HybridBuilder.pattern(:jamba_like, 6)   # [M, A, M, A, M, A]
HybridBuilder.pattern(:zamba_like, 6)   # [M, M, M, M, M, M] + shared attn
HybridBuilder.pattern(:mamba_gla, 6)    # [M, M, GLA, M, M, GLA]
HybridBuilder.pattern(:full_hybrid, 6)  # [M, A, GLA, RWKV, M, A]

Summary

Functions

Build a hybrid model from a layer pattern.

Build with a named pattern.

Estimate parameter count for a hybrid model.

Get a predefined layer pattern.

Visualize a layer pattern as a string diagram.

Types

layer_type()

@type layer_type() :: :mamba | :attention | :gla | :rwkv | :ffn | :kan

pattern()

@type pattern() :: [layer_type()]

Functions

build(pattern, opts)

@spec build(
  pattern(),
  keyword()
) :: Axon.t()

Build a hybrid model from a layer pattern.

Options

Required:

  • :embed_dim - Input embedding dimension

Architecture:

  • :hidden_size - Internal dimension (default: 256)
  • :dropout - Dropout rate (default: 0.1)
  • :shared_layers - Map of layer_type => positions for shared weights

Layer-specific options (prefixed by layer type):

  • :mamba_state_size - SSM state dimension (default: 16)
  • :mamba_expand_factor - Expansion factor (default: 2)
  • :attention_num_heads - Number of attention heads (default: 4)
  • :attention_window_size - Sliding window size (default: 60)
  • :gla_num_heads - GLA heads (default: 4)
  • :rwkv_head_size - RWKV head size (default: 64)
  • :kan_grid_size - KAN grid size (default: 5)

Returns

An Axon model outputting [batch, hidden_size].

build_pattern(pattern_name, num_layers, opts)

@spec build_pattern(atom(), pos_integer(), keyword()) :: Axon.t()

Build with a named pattern.

Convenience function combining pattern/2 and build/2.

HybridBuilder.build_pattern(:jamba_like, 6, embed_dim: 287)

param_count(pattern, opts)

@spec param_count(
  pattern(),
  keyword()
) :: non_neg_integer()

Estimate parameter count for a hybrid model.

pattern(atom, num_layers)

@spec pattern(atom(), pos_integer()) :: pattern()

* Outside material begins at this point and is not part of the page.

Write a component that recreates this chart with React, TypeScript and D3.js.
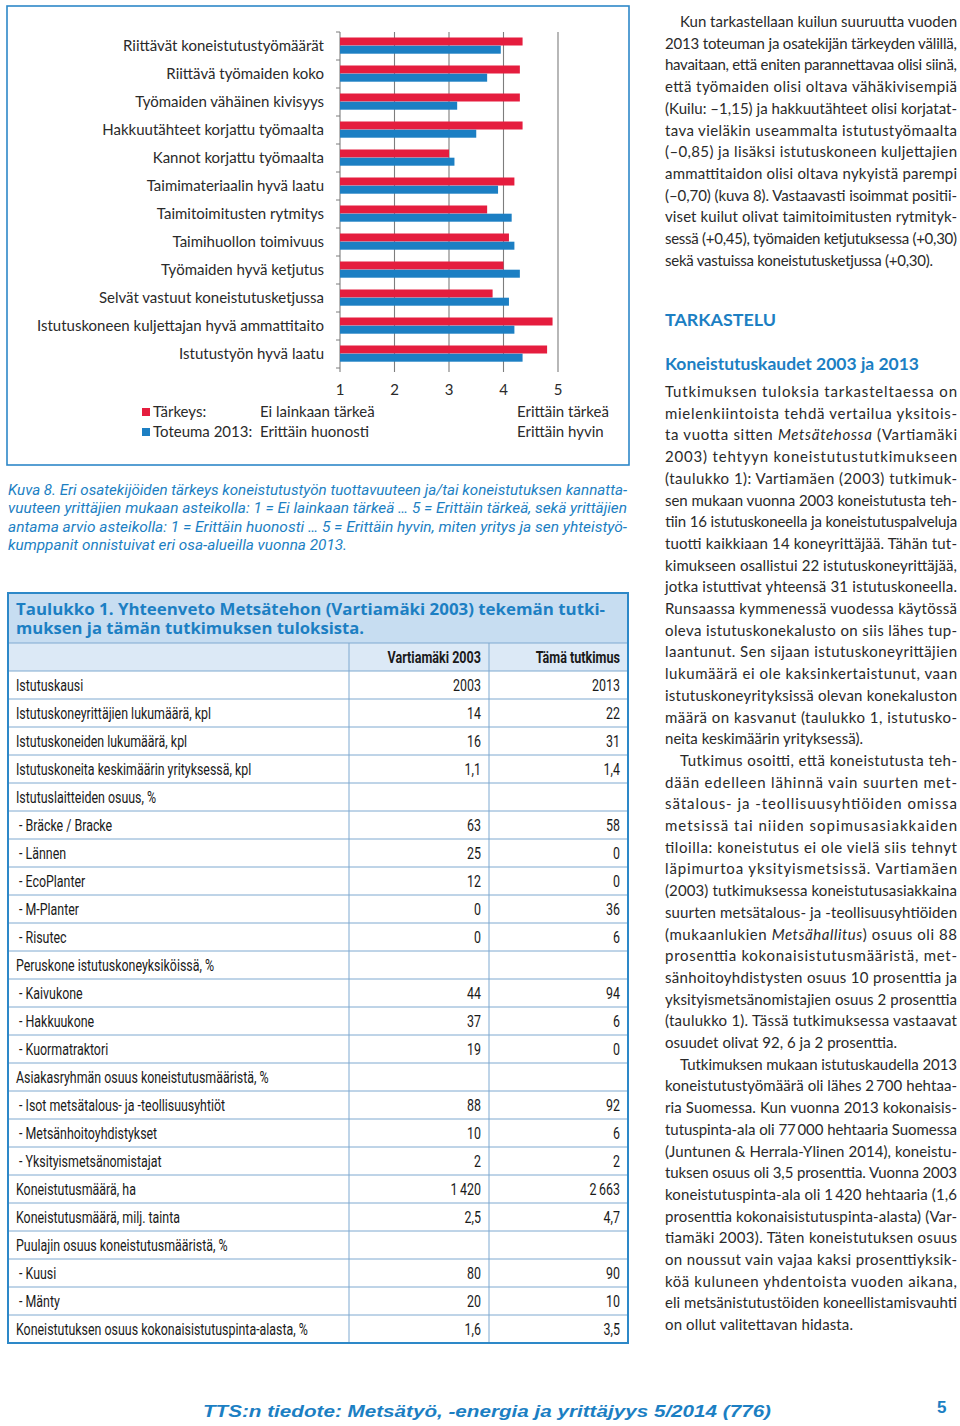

Get a predefined layer pattern.

Available Patterns

  • :jamba_like - Interleaved Mamba + Attention
  • :zamba_like - All Mamba (use with shared_layers)
  • :mamba_gla - Mamba + Gated Linear Attention
  • :rwkv_attention - RWKV + Sparse Attention
  • :full_hybrid - Mix of all layer types
  • :ssm_stack - Pure SSM (Mamba only)

visualize(pattern)

@spec visualize(pattern()) :: String.t()

Visualize a layer pattern as a string diagram.